[START OF DATA SECTION]
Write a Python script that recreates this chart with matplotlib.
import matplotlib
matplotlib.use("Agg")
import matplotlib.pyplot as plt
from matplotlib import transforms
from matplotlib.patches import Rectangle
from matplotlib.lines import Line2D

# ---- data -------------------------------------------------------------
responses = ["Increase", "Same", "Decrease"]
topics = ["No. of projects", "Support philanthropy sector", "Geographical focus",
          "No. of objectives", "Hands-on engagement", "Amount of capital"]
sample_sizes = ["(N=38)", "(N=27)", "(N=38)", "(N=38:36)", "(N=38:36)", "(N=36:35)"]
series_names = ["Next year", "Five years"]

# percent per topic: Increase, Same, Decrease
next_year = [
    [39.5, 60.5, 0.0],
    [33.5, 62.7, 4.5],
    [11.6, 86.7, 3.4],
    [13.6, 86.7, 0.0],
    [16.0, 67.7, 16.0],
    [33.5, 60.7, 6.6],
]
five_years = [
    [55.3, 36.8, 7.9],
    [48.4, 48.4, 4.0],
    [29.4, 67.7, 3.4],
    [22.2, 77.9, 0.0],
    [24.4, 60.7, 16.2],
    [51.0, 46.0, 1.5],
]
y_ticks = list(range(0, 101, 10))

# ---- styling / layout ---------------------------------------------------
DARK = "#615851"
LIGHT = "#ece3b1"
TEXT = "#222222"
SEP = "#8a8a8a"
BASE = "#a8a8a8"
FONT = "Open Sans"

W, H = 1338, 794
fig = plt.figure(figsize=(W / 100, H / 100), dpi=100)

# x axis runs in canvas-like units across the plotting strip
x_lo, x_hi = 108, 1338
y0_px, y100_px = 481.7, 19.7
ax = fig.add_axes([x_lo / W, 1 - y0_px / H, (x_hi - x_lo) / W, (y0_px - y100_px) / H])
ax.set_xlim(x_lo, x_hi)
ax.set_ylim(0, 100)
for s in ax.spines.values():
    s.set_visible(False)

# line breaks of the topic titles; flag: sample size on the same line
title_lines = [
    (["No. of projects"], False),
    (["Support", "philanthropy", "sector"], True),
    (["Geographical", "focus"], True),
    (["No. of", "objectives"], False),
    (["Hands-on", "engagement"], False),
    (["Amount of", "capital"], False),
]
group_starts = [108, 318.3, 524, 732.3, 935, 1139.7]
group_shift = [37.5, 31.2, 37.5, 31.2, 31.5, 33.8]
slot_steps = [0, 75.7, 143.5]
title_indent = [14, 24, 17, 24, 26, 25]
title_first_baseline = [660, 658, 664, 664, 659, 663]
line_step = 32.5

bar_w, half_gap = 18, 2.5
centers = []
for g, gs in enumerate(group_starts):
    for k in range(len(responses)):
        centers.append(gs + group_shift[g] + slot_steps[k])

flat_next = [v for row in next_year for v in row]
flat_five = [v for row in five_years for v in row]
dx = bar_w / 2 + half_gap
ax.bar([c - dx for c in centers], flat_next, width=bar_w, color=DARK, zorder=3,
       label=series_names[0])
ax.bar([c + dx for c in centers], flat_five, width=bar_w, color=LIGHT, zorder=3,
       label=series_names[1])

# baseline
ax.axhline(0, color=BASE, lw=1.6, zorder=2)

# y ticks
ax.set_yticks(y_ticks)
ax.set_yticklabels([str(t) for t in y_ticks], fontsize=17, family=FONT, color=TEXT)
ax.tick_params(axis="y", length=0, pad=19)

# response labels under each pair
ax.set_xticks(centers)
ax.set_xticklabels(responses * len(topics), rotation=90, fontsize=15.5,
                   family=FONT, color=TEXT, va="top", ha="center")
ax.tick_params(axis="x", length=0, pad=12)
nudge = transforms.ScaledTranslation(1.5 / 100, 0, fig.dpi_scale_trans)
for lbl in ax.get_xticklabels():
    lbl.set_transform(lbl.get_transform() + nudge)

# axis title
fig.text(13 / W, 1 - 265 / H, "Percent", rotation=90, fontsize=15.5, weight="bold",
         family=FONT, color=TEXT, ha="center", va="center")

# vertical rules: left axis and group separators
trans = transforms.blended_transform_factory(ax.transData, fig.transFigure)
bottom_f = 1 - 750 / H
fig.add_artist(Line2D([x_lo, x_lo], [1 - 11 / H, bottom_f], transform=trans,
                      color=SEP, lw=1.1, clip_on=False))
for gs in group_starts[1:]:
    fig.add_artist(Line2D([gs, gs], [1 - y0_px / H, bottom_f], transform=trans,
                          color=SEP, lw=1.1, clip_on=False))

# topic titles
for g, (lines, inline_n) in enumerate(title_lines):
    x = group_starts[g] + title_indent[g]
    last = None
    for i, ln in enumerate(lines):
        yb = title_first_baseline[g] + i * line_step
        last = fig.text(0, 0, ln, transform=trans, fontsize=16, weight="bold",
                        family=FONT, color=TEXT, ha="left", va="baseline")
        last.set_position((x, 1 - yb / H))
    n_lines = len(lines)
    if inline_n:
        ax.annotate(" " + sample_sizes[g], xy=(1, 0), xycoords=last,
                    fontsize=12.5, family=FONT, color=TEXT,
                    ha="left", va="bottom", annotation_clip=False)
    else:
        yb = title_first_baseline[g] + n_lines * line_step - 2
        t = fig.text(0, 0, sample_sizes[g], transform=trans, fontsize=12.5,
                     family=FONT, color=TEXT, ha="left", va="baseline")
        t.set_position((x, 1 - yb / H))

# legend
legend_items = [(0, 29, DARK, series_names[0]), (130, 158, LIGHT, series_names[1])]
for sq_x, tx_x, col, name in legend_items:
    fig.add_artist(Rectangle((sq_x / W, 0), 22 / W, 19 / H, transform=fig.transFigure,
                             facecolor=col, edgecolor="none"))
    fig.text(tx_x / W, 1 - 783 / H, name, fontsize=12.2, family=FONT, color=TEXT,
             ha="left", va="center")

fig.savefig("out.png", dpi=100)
[END OF DATA SECTION]
## [WHAT YOU SHOULD DO]
Return all of the data exactly as it reads.

## [EXERCISE RESPONSE]
Write a Python script that recreates this chart with matplotlib.
import matplotlib
matplotlib.use("Agg")
import matplotlib.pyplot as plt
from matplotlib import transforms
from matplotlib.patches import Rectangle
from matplotlib.lines import Line2D

# ---- data -------------------------------------------------------------
responses = ["Increase", "Same", "Decrease"]
topics = ["No. of projects", "Support philanthropy sector", "Geographical focus",
          "No. of objectives", "Hands-on engagement", "Amount of capital"]
sample_sizes = ["(N=38)", "(N=27)", "(N=38)", "(N=38:36)", "(N=38:36)", "(N=36:35)"]
series_names = ["Next year", "Five years"]

# percent per topic: Increase, Same, Decrease
next_year = [
    [39.5, 60.5, 0.0],
    [33.5, 62.7, 4.5],
    [11.6, 86.7, 3.4],
    [13.6, 86.7, 0.0],
    [16.0, 67.7, 16.0],
    [33.5, 60.7, 6.6],
]
five_years = [
    [55.3, 36.8, 7.9],
    [48.4, 48.4, 4.0],
    [29.4, 67.7, 3.4],
    [22.2, 77.9, 0.0],
    [24.4, 60.7, 16.2],
    [51.0, 46.0, 1.5],
]
y_ticks = list(range(0, 101, 10))

# ---- styling / layout ---------------------------------------------------
DARK = "#615851"
LIGHT = "#ece3b1"
TEXT = "#222222"
SEP = "#8a8a8a"
BASE = "#a8a8a8"
FONT = "Open Sans"

W, H = 1338, 794
fig = plt.figure(figsize=(W / 100, H / 100), dpi=100)

# x axis runs in canvas-like units across the plotting strip
x_lo, x_hi = 108, 1338
y0_px, y100_px = 481.7, 19.7
ax = fig.add_axes([x_lo / W, 1 - y0_px / H, (x_hi - x_lo) / W, (y0_px - y100_px) / H])
ax.set_xlim(x_lo, x_hi)
ax.set_ylim(0, 100)
for s in ax.spines.values():
    s.set_visible(False)

# line breaks of the topic titles; flag: sample size on the same line
title_lines = [
    (["No. of projects"], False),
    (["Support", "philanthropy", "sector"], True),
    (["Geographical", "focus"], True),
    (["No. of", "objectives"], False),
    (["Hands-on", "engagement"], False),
    (["Amount of", "capital"], False),
]
group_starts = [108, 318.3, 524, 732.3, 935, 1139.7]
group_shift = [37.5, 31.2, 37.5, 31.2, 31.5, 33.8]
slot_steps = [0, 75.7, 143.5]
title_indent = [14, 24, 17, 24, 26, 25]
title_first_baseline = [660, 658, 664, 664, 659, 663]
line_step = 32.5

bar_w, half_gap = 18, 2.5
centers = []
for g, gs in enumerate(group_starts):
    for k in range(len(responses)):
        centers.append(gs + group_shift[g] + slot_steps[k])

flat_next = [v for row in next_year for v in row]
flat_five = [v for row in five_years for v in row]
dx = bar_w / 2 + half_gap
ax.bar([c - dx for c in centers], flat_next, width=bar_w, color=DARK, zorder=3,
       label=series_names[0])
ax.bar([c + dx for c in centers], flat_five, width=bar_w, color=LIGHT, zorder=3,
       label=series_names[1])

# baseline
ax.axhline(0, color=BASE, lw=1.6, zorder=2)

# y ticks
ax.set_yticks(y_ticks)
ax.set_yticklabels([str(t) for t in y_ticks], fontsize=17, family=FONT, color=TEXT)
ax.tick_params(axis="y", length=0, pad=19)

# response labels under each pair
ax.set_xticks(centers)
ax.set_xticklabels(responses * len(topics), rotation=90, fontsize=15.5,
                   family=FONT, color=TEXT, va="top", ha="center")
ax.tick_params(axis="x", length=0, pad=12)
nudge = transforms.ScaledTranslation(1.5 / 100, 0, fig.dpi_scale_trans)
for lbl in ax.get_xticklabels():
    lbl.set_transform(lbl.get_transform() + nudge)

# axis title
fig.text(13 / W, 1 - 265 / H, "Percent", rotation=90, fontsize=15.5, weight="bold",
         family=FONT, color=TEXT, ha="center", va="center")

# vertical rules: left axis and group separators
trans = transforms.blended_transform_factory(ax.transData, fig.transFigure)
bottom_f = 1 - 750 / H
fig.add_artist(Line2D([x_lo, x_lo], [1 - 11 / H, bottom_f], transform=trans,
                      color=SEP, lw=1.1, clip_on=False))
for gs in group_starts[1:]:
    fig.add_artist(Line2D([gs, gs], [1 - y0_px / H, bottom_f], transform=trans,
                          color=SEP, lw=1.1, clip_on=False))

# topic titles
for g, (lines, inline_n) in enumerate(title_lines):
    x = group_starts[g] + title_indent[g]
    last = None
    for i, ln in enumerate(lines):
        yb = title_first_baseline[g] + i * line_step
        last = fig.text(0, 0, ln, transform=trans, fontsize=16, weight="bold",
                        family=FONT, color=TEXT, ha="left", va="baseline")
        last.set_position((x, 1 - yb / H))
    n_lines = len(lines)
    if inline_n:
        ax.annotate(" " + sample_sizes[g], xy=(1, 0), xycoords=last,
                    fontsize=12.5, family=FONT, color=TEXT,
                    ha="left", va="bottom", annotation_clip=False)
    else:
        yb = title_first_baseline[g] + n_lines * line_step - 2
        t = fig.text(0, 0, sample_sizes[g], transform=trans, fontsize=12.5,
                     family=FONT, color=TEXT, ha="left", va="baseline")
        t.set_position((x, 1 - yb / H))

# legend
legend_items = [(0, 29, DARK, series_names[0]), (130, 158, LIGHT, series_names[1])]
for sq_x, tx_x, col, name in legend_items:
    fig.add_artist(Rectangle((sq_x / W, 0), 22 / W, 19 / H, transform=fig.transFigure,
                             facecolor=col, edgecolor="none"))
    fig.text(tx_x / W, 1 - 783 / H, name, fontsize=12.2, family=FONT, color=TEXT,
             ha="left", va="center")

fig.savefig("out.png", dpi=100)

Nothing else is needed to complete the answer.